Thursday, August 12, 2010

Film Review - Paper Heart

Paper Heart (2009)

Director: Nick Jasenovec
Starring: Charlyne Yi, Michael Cera

Charlyne Yi, an actress and comedienne, realizes that she's never been in love, so she decides to make a documentary about the subject in love in an attempt to understand it, and why she hasn't experienced it. With her director Nick Jasenovec, (portrayed in the film by Jake M. Johnson) she visits cities across the country to ask people what love means to them and if they've found true love. Along the way she encounters elderly married couples, scientists and even a biker gang who love each other like a family, but it isn't until she meets actor Michael Cera, who pursues her, that she begins to realize that even though she may not know what love actually is or feels like, she does want to try to find out.

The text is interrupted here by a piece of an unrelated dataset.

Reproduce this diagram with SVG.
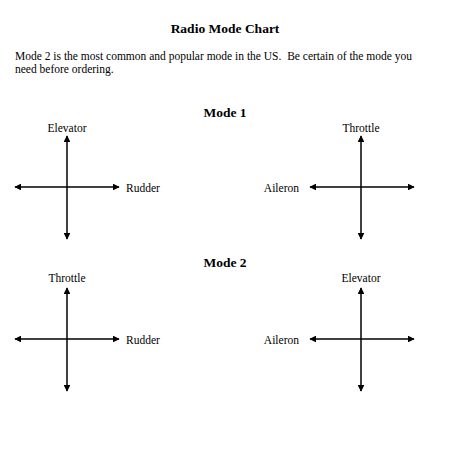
<svg xmlns="http://www.w3.org/2000/svg" width="450" height="450" viewBox="0 0 450 450">
<style>
text{font-family:"Liberation Serif","Times New Roman",serif;fill:#000}
.h{font-weight:bold;font-size:13.5px;text-anchor:middle}
.p{font-size:11.5px}
.l{font-size:11.5px}
.ax{stroke:#000;stroke-width:1.5;fill:none;marker-start:url(#ah);marker-end:url(#ah)}
</style>
<defs>
<marker id="ah" viewBox="0 0 10 10" refX="9" refY="5" markerWidth="4.5" markerHeight="4.5" orient="auto-start-reverse" markerUnits="strokeWidth">
<path d="M0,0 L10,5 L0,10 z" fill="#000"/>
</marker>
</defs>
<rect width="450" height="450" fill="#fff"/>
<text class="h" x="225" y="33">Radio Mode Chart</text>
<text class="p" x="15" y="60" xml:space="preserve">Mode 2 is the most common and popular mode in the US.  Be certain of the mode you</text>
<text class="p" x="15" y="73">need before ordering.</text>
<text class="h" x="225" y="117">Mode 1</text>
<text class="h" x="225" y="267">Mode 2</text>
<g id="connectors">
<line class="ax" x1="67" y1="136" x2="67" y2="239"/>
<line class="ax" x1="15" y1="187" x2="119" y2="187"/>
<line class="ax" x1="361" y1="136" x2="361" y2="239"/>
<line class="ax" x1="310" y1="187" x2="414" y2="187"/>
<line class="ax" x1="67" y1="288" x2="67" y2="391"/>
<line class="ax" x1="15" y1="339" x2="119" y2="339"/>
<line class="ax" x1="361" y1="288" x2="361" y2="391"/>
<line class="ax" x1="310" y1="339" x2="414" y2="339"/>
</g>
<g id="m1-elevator"><text class="l" x="67" y="132" text-anchor="middle">Elevator</text></g>
<g id="m1-rudder"><text class="l" x="126" y="192">Rudder</text></g>
<g id="m1-throttle"><text class="l" x="361" y="132" text-anchor="middle">Throttle</text></g>
<g id="m1-aileron"><text class="l" x="299" y="192" text-anchor="end">Aileron</text></g>
<g id="m2-throttle"><text class="l" x="67" y="282" text-anchor="middle">Throttle</text></g>
<g id="m2-rudder"><text class="l" x="126" y="344">Rudder</text></g>
<g id="m2-elevator"><text class="l" x="361" y="282" text-anchor="middle">Elevator</text></g>
<g id="m2-aileron"><text class="l" x="299" y="344" text-anchor="end">Aileron</text></g>
</svg>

Paper Heart is a faux documentary, which is a tricky genre. Fake documentaries have a tendency to be flat and unoriginal, but almost always think they are the cleverest fish in the pond. I was actually kind of fooled by this film, because the actors and their progression were completely natural. There were very few forced scenes, and those that were, were treated with complete self-realization and deprecation and ultimately, for the betterment of the film. Yi never actually learns exactly what she wanted to know, but then again, who actually does know what love is? Seeking the answer to a question with such a subjective answer is pointless, and without a heroine like Yi, the film could have spiraled into a waste of time. She is tomboyish, clever and could be conceived as immature if she weren't so charming and sweet. Paired with Cera, doing his regular soft-spoken, sheepish and adorable bit, (that still works now but is going to get pretty old in a couple of years) the couple were completely engaging and natural. Whether or not they were a real couple (apparently the jury is out on this question) is inconsequential because their individual personalities and their chemistry made the evolution of their relationship fun to watch; I felt like I was in my teens again which was the last time I can remember when relationships didn't have a laundry list of caveats attached to them.

I think it is a compliment that it doesn't matter whether Paper Heart really was or wasn't a documentary because it is such a charming little movie with extremely likable players, and it ultimately put a smile on my face; a great accomplishment, considering its audience was a surly, jaded film critic.